The popular tour operator AAT Kings partners with the region’s Mutitjulu community to give visitors a chance to immerse themselves in the local culture with the help of Indigenous guides who impart their wisdom and experiences. Sara Skipworth, an AAT Kings driver guide, says meeting and learning from local guides is always a highlight for travellers. “There are many local Indigenous guides who are happy to come and share their knowledge and cultural stories, and over time they’ll teach others to come and share their stories,” she says. “And visitors are often surprised to learn that these local guides speak their native language as their first language and also learn other dialects of the area, so they speak English as their third, fourth or even fifth language.”
Spending time with an Indigenous guide is a chance to not only hear firsthand about the history and culture of a place but also, Roberts stresses, a way to gain a deeper understanding of what has been missing from the representation of Indigenous people in Australia. “When you are face to face, sitting down, meeting an Aboriginal, hearing the different experiences of their lives, you’re not just learning about culture, you are seeing something that visibly hasn’t been seen in the nation,” she says. “Aboriginal love has never really been shown — not just our love for each other, but the love we have for kids. The love we have for Country. There’s all these different loves we have and no-one has ever really experienced them or seen them.”
However, she says, you don’t need to travel to the heart of Australia to connect with the traditional owners of the land you live on. “Sure, you’ll want to go to Uluru, that’s like a pilgrimage. It’s part of knowledge seeking, and you’ll be so much more at home in this country when you do. But I would love Australians to start local — see what’s on offer in their local community — to get a taste and a feel for it.”
As we navigate this meeting of two worlds in our own communities, it is also time to begin a country-wide dialogue. Roberts believes that, as a nation, we have been “given the keys” to move forward together and that the focus should be on communication. “I know some of that truth-telling needs to be told, as uncomfortable as it is, but I think, too, for our own people, we need to talk about how we’ve survived and our resilience,” she says. “We need to have those dialogues.”
Hill agrees and believes that the onus is on individuals to start the process.
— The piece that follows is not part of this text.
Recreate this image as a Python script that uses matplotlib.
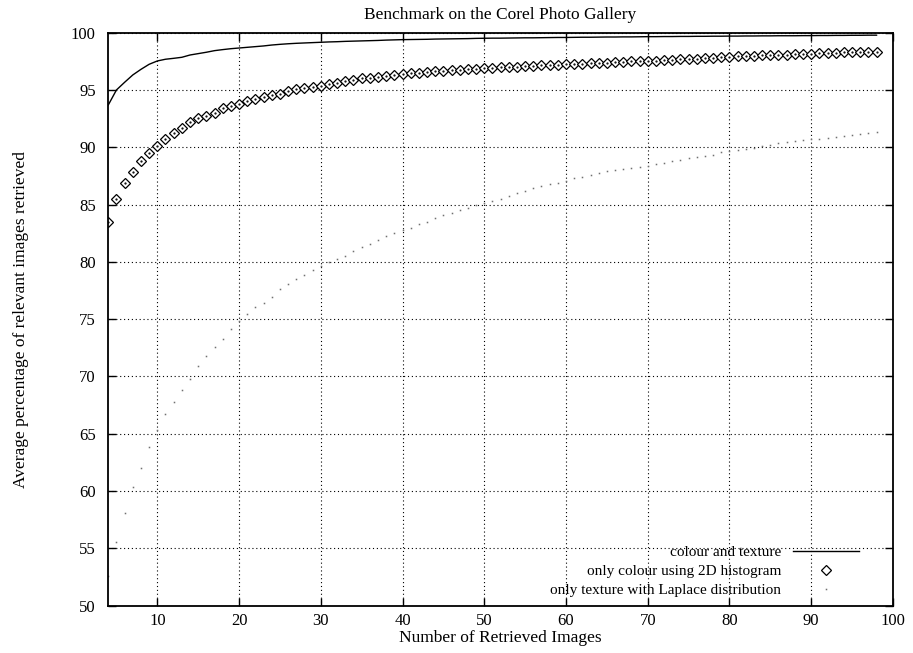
import matplotlib
matplotlib.use("Agg")
import matplotlib.pyplot as plt
import numpy as np

# number of retrieved images (x axis)
n_images = list(range(4, 99))

# colour and texture (solid line)
colour_texture = [
    93.69, 95.00, 95.67, 96.31, 96.80, 97.24, 97.53, 97.68, 97.76, 97.85,
    98.05, 98.17, 98.29, 98.43, 98.52, 98.60, 98.66, 98.72, 98.78, 98.84,
    98.92, 98.98, 99.03, 99.07, 99.10, 99.13, 99.16, 99.19, 99.21, 99.24,
    99.26, 99.28, 99.30, 99.32, 99.35, 99.37, 99.39, 99.40, 99.41, 99.42,
    99.44, 99.45, 99.46, 99.47, 99.48, 99.50, 99.51, 99.52, 99.52, 99.53,
    99.54, 99.55, 99.55, 99.56, 99.57, 99.58, 99.58, 99.59, 99.60, 99.60,
    99.61, 99.62, 99.62, 99.63, 99.63, 99.64, 99.65, 99.65, 99.66, 99.66,
    99.67, 99.67, 99.68, 99.68, 99.69, 99.69, 99.70, 99.70, 99.71, 99.71,
    99.72, 99.72, 99.73, 99.73, 99.73, 99.74, 99.74, 99.75, 99.75, 99.76,
    99.76, 99.77, 99.77, 99.78, 99.78,
]

# only colour using 2D histogram (diamonds)
colour_only = [
    83.45, 85.50, 86.86, 87.87, 88.78, 89.47, 90.14, 90.75, 91.22, 91.71,
    92.18, 92.53, 92.70, 93.02, 93.46, 93.60, 93.78, 94.04, 94.21, 94.39,
    94.56, 94.68, 94.88, 95.06, 95.20, 95.23, 95.38, 95.55, 95.64, 95.81,
    95.90, 96.00, 96.08, 96.17, 96.25, 96.33, 96.40, 96.46, 96.52, 96.58,
    96.64, 96.69, 96.73, 96.77, 96.81, 96.85, 96.89, 96.93, 96.97, 97.01,
    97.04, 97.07, 97.11, 97.14, 97.17, 97.20, 97.24, 97.26, 97.29, 97.31,
    97.34, 97.37, 97.40, 97.44, 97.49, 97.51, 97.53, 97.56, 97.60, 97.63,
    97.66, 97.69, 97.72, 97.76, 97.80, 97.86, 97.91, 97.93, 97.96, 97.98,
    98.01, 98.03, 98.06, 98.08, 98.11, 98.14, 98.18, 98.20, 98.23, 98.25,
    98.27, 98.29, 98.31, 98.32, 98.34,
]

# only texture with Laplace distribution (dots)
texture_only = [
    52.60, 55.58, 58.09, 60.33, 62.02, 63.87, 65.30, 66.75, 67.80, 68.82,
    69.78, 70.92, 71.79, 72.55, 73.30, 74.12, 74.80, 75.43, 76.04, 76.39,
    76.91, 77.60, 78.05, 78.50, 78.88, 79.29, 79.62, 79.95, 80.23, 80.52,
    80.92, 81.30, 81.60, 81.95, 82.26, 82.55, 82.75, 82.98, 83.28, 83.51,
    83.83, 84.06, 84.24, 84.53, 84.70, 84.95, 85.10, 85.29, 85.49, 85.72,
    85.98, 86.21, 86.42, 86.60, 86.80, 86.88, 87.10, 87.29, 87.43, 87.61,
    87.73, 87.91, 88.02, 88.11, 88.18, 88.28, 88.40, 88.52, 88.66, 88.78,
    88.92, 89.04, 89.15, 89.27, 89.33, 89.56, 89.65, 89.76, 89.85, 89.94,
    90.09, 90.17, 90.35, 90.44, 90.52, 90.61, 90.68, 90.75, 90.81, 90.90,
    91.01, 91.07, 91.19, 91.27, 91.33,
]

x_ticks = [10, 20, 30, 40, 50, 60, 70, 80, 90, 100]
y_ticks = [50, 55, 60, 65, 70, 75, 80, 85, 90, 95, 100]

plt.rcParams['font.family'] = ['Liberation Serif', 'DejaVu Serif']
plt.rcParams['font.size'] = 12

fig = plt.figure(figsize=(9.13, 6.53), dpi=100)
ax = fig.add_axes([0.1186, 0.0724, 0.8594, 0.8776])

ax.plot(n_images, colour_texture, color='black', lw=1.0, label='colour and texture')
ax.plot(n_images, colour_only, linestyle='none', marker='D', ms=4.6,
        mfc='white', mec='black', mew=0.9, label='only colour using 2D histogram')
ax.plot(n_images, colour_only, linestyle='none', marker='.', ms=1.2, color='black')
ax.plot(n_images, texture_only, linestyle='none', marker='s', ms=1.1,
        mfc='#707070', mec='none', label='only texture with Laplace distribution')

ax.set_xlim(4, 100)
ax.set_ylim(50, 100)
ax.set_xticks(x_ticks)
ax.set_yticks(y_ticks)

ax.grid(True, color='black', linestyle=(0, (1, 2.5)), linewidth=0.8)
ax.tick_params(direction='in', length=6, width=1.0, top=True, right=True,
               labelsize=12)
ax.tick_params(axis='x', pad=5)
ax.tick_params(axis='y', pad=9)
for s in ax.spines.values():
    s.set_linewidth(1.3)

ax.set_title('Benchmark on the Corel Photo Gallery', fontsize=12.5, pad=10)
ax.set_xlabel('Number of Retrieved Images', fontsize=12.5, labelpad=1)
ax.set_ylabel('Average percentage of relevant images retrieved', fontsize=12.5, labelpad=30)

leg = ax.legend(loc='lower right', bbox_to_anchor=(0.957, 0.015), frameon=False,
                markerfirst=False, handlelength=4.3, handletextpad=0.8,
                labelspacing=0.35, borderaxespad=0, borderpad=0,
                fontsize=11, numpoints=1)

fig.savefig('out.png', dpi=100)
He thinks the recent change of government and the promise of real, binding change for Indigenous Australians is just “one step” in the journey. “At the end of the day, it’s also up to the individual person [to create change], because we’re all different,” he says. “For example, I can go out and tell a group of visitors all this information, but they’ll take what they want from my words and then it’s up to them to learn even more.
“Education is the most important thing — it breaks down ignorance,” he continues. “And ignorance isn’t a bad thing, it just means you don’t know better. But after visiting Uluru, people tend to be more open-minded, and that’s what I love.”
As we move forward as individuals and as a nation, the road will no doubt be filled with speed bumps, but Roberts argues that they can be navigated with knowledge and collaboration. “I think it’s all about communication and really not being offended by different points of view,” she says. “We all know the boats came and they’re not leaving, so we need to move beyond that discourse and look at what it is we have as a nation that no-one else has. So, it’s now about progress. The question is, where does that progress take us from here?”